▶ **Objective**: Output every entry exactly as written, but omit the pictures.

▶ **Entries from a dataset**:
□ □ □
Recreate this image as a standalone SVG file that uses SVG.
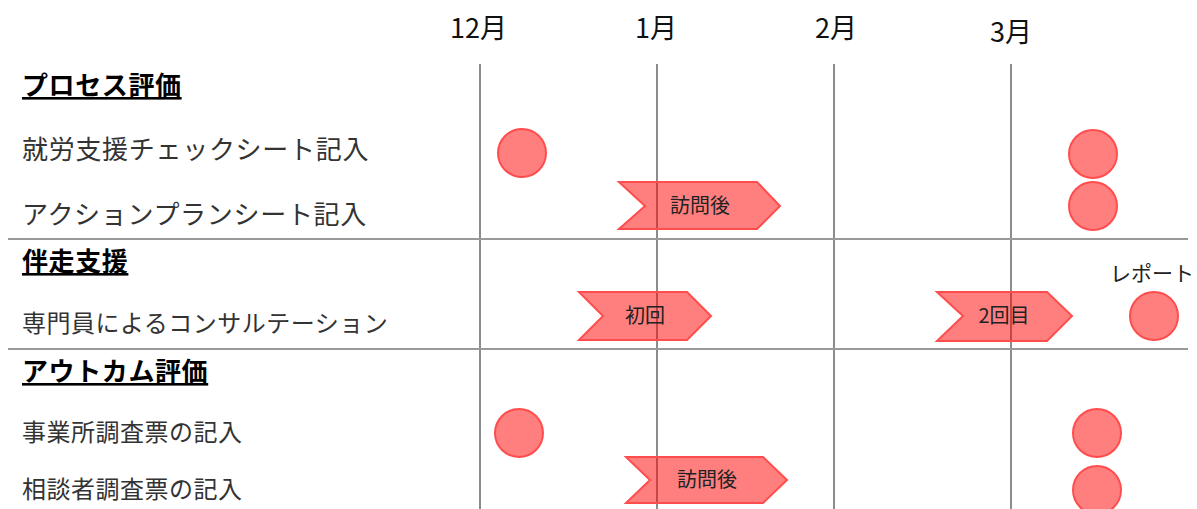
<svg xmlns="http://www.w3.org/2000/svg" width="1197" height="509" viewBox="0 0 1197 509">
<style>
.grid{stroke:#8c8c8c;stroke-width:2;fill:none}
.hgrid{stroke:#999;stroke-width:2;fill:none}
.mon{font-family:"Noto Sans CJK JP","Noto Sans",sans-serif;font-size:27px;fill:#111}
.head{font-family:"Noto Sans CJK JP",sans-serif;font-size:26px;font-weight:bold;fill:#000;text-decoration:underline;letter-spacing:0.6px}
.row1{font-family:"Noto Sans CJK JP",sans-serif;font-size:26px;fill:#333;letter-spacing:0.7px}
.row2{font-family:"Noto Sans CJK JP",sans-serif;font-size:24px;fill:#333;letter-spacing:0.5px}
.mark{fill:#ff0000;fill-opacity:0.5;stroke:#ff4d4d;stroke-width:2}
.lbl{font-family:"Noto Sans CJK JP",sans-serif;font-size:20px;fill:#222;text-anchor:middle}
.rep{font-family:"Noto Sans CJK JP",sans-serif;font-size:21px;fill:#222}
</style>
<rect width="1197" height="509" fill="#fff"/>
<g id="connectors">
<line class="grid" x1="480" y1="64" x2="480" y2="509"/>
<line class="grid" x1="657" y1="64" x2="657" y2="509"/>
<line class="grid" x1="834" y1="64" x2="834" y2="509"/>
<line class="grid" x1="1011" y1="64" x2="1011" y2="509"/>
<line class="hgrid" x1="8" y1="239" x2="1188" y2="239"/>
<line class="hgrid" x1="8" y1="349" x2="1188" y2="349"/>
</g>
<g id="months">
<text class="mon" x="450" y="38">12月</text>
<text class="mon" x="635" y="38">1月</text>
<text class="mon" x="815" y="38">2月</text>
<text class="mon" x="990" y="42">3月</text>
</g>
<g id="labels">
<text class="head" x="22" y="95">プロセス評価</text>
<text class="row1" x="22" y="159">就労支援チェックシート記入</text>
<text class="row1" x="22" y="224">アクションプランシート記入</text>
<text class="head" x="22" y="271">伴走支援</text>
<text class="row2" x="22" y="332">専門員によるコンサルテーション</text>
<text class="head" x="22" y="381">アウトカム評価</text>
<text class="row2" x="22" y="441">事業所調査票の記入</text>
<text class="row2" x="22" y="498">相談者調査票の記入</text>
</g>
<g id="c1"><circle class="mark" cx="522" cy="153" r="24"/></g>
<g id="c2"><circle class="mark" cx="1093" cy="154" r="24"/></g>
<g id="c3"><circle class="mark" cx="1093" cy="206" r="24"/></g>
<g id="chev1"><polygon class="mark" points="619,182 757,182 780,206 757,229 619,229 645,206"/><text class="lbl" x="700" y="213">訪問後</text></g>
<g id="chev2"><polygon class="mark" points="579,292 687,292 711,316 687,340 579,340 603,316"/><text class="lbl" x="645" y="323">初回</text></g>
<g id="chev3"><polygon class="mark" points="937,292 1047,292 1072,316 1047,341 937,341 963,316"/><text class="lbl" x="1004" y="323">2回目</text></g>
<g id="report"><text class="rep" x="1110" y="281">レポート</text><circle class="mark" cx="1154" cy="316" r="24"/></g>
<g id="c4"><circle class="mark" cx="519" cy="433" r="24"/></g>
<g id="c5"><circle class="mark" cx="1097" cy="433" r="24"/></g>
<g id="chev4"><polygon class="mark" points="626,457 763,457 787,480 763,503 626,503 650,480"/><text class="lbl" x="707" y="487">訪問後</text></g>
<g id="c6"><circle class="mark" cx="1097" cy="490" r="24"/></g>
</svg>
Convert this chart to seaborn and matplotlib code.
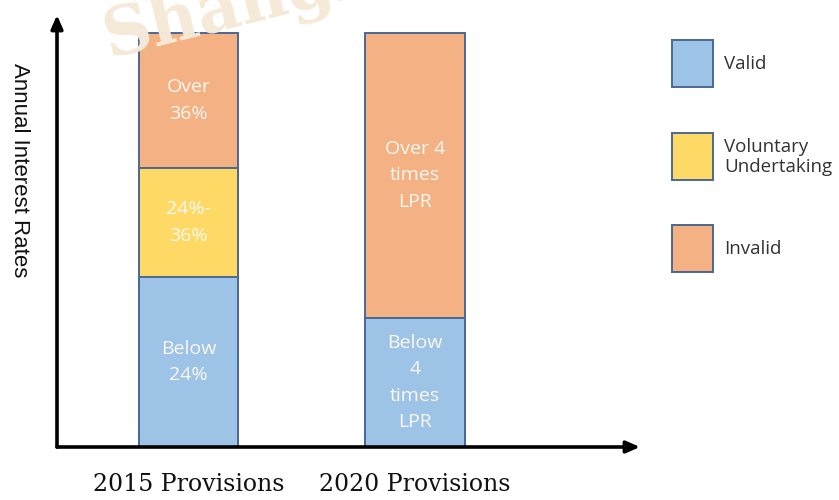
□ □ □
▶ **Output for this task**:
Recreate this image as a standalone SVG file that uses SVG.
<svg xmlns="http://www.w3.org/2000/svg" width="1197" height="509" viewBox="0 0 1197 509">
<style>
.grid{stroke:#8c8c8c;stroke-width:2;fill:none}
.hgrid{stroke:#999;stroke-width:2;fill:none}
.mon{font-family:"Noto Sans CJK JP","Noto Sans",sans-serif;font-size:27px;fill:#111}
.head{font-family:"Noto Sans CJK JP",sans-serif;font-size:26px;font-weight:bold;fill:#000;text-decoration:underline;letter-spacing:0.6px}
.row1{font-family:"Noto Sans CJK JP",sans-serif;font-size:26px;fill:#333;letter-spacing:0.7px}
.row2{font-family:"Noto Sans CJK JP",sans-serif;font-size:24px;fill:#333;letter-spacing:0.5px}
.mark{fill:#ff0000;fill-opacity:0.5;stroke:#ff4d4d;stroke-width:2}
.lbl{font-family:"Noto Sans CJK JP",sans-serif;font-size:20px;fill:#222;text-anchor:middle}
.rep{font-family:"Noto Sans CJK JP",sans-serif;font-size:21px;fill:#222}
</style>
<rect width="1197" height="509" fill="#fff"/>
<g id="connectors">
<line class="grid" x1="480" y1="64" x2="480" y2="509"/>
<line class="grid" x1="657" y1="64" x2="657" y2="509"/>
<line class="grid" x1="834" y1="64" x2="834" y2="509"/>
<line class="grid" x1="1011" y1="64" x2="1011" y2="509"/>
<line class="hgrid" x1="8" y1="239" x2="1188" y2="239"/>
<line class="hgrid" x1="8" y1="349" x2="1188" y2="349"/>
</g>
<g id="months">
<text class="mon" x="450" y="38">12月</text>
<text class="mon" x="635" y="38">1月</text>
<text class="mon" x="815" y="38">2月</text>
<text class="mon" x="990" y="42">3月</text>
</g>
<g id="labels">
<text class="head" x="22" y="95">プロセス評価</text>
<text class="row1" x="22" y="159">就労支援チェックシート記入</text>
<text class="row1" x="22" y="224">アクションプランシート記入</text>
<text class="head" x="22" y="271">伴走支援</text>
<text class="row2" x="22" y="332">専門員によるコンサルテーション</text>
<text class="head" x="22" y="381">アウトカム評価</text>
<text class="row2" x="22" y="441">事業所調査票の記入</text>
<text class="row2" x="22" y="498">相談者調査票の記入</text>
</g>
<g id="c1"><circle class="mark" cx="522" cy="153" r="24"/></g>
<g id="c2"><circle class="mark" cx="1093" cy="154" r="24"/></g>
<g id="c3"><circle class="mark" cx="1093" cy="206" r="24"/></g>
<g id="chev1"><polygon class="mark" points="619,182 757,182 780,206 757,229 619,229 645,206"/><text class="lbl" x="700" y="213">訪問後</text></g>
<g id="chev2"><polygon class="mark" points="579,292 687,292 711,316 687,340 579,340 603,316"/><text class="lbl" x="645" y="323">初回</text></g>
<g id="chev3"><polygon class="mark" points="937,292 1047,292 1072,316 1047,341 937,341 963,316"/><text class="lbl" x="1004" y="323">2回目</text></g>
<g id="report"><text class="rep" x="1110" y="281">レポート</text><circle class="mark" cx="1154" cy="316" r="24"/></g>
<g id="c4"><circle class="mark" cx="519" cy="433" r="24"/></g>
<g id="c5"><circle class="mark" cx="1097" cy="433" r="24"/></g>
<g id="chev4"><polygon class="mark" points="626,457 763,457 787,480 763,503 626,503 650,480"/><text class="lbl" x="707" y="487">訪問後</text></g>
<g id="c6"><circle class="mark" cx="1097" cy="490" r="24"/></g>
</svg>
Convert this chart to seaborn and matplotlib code.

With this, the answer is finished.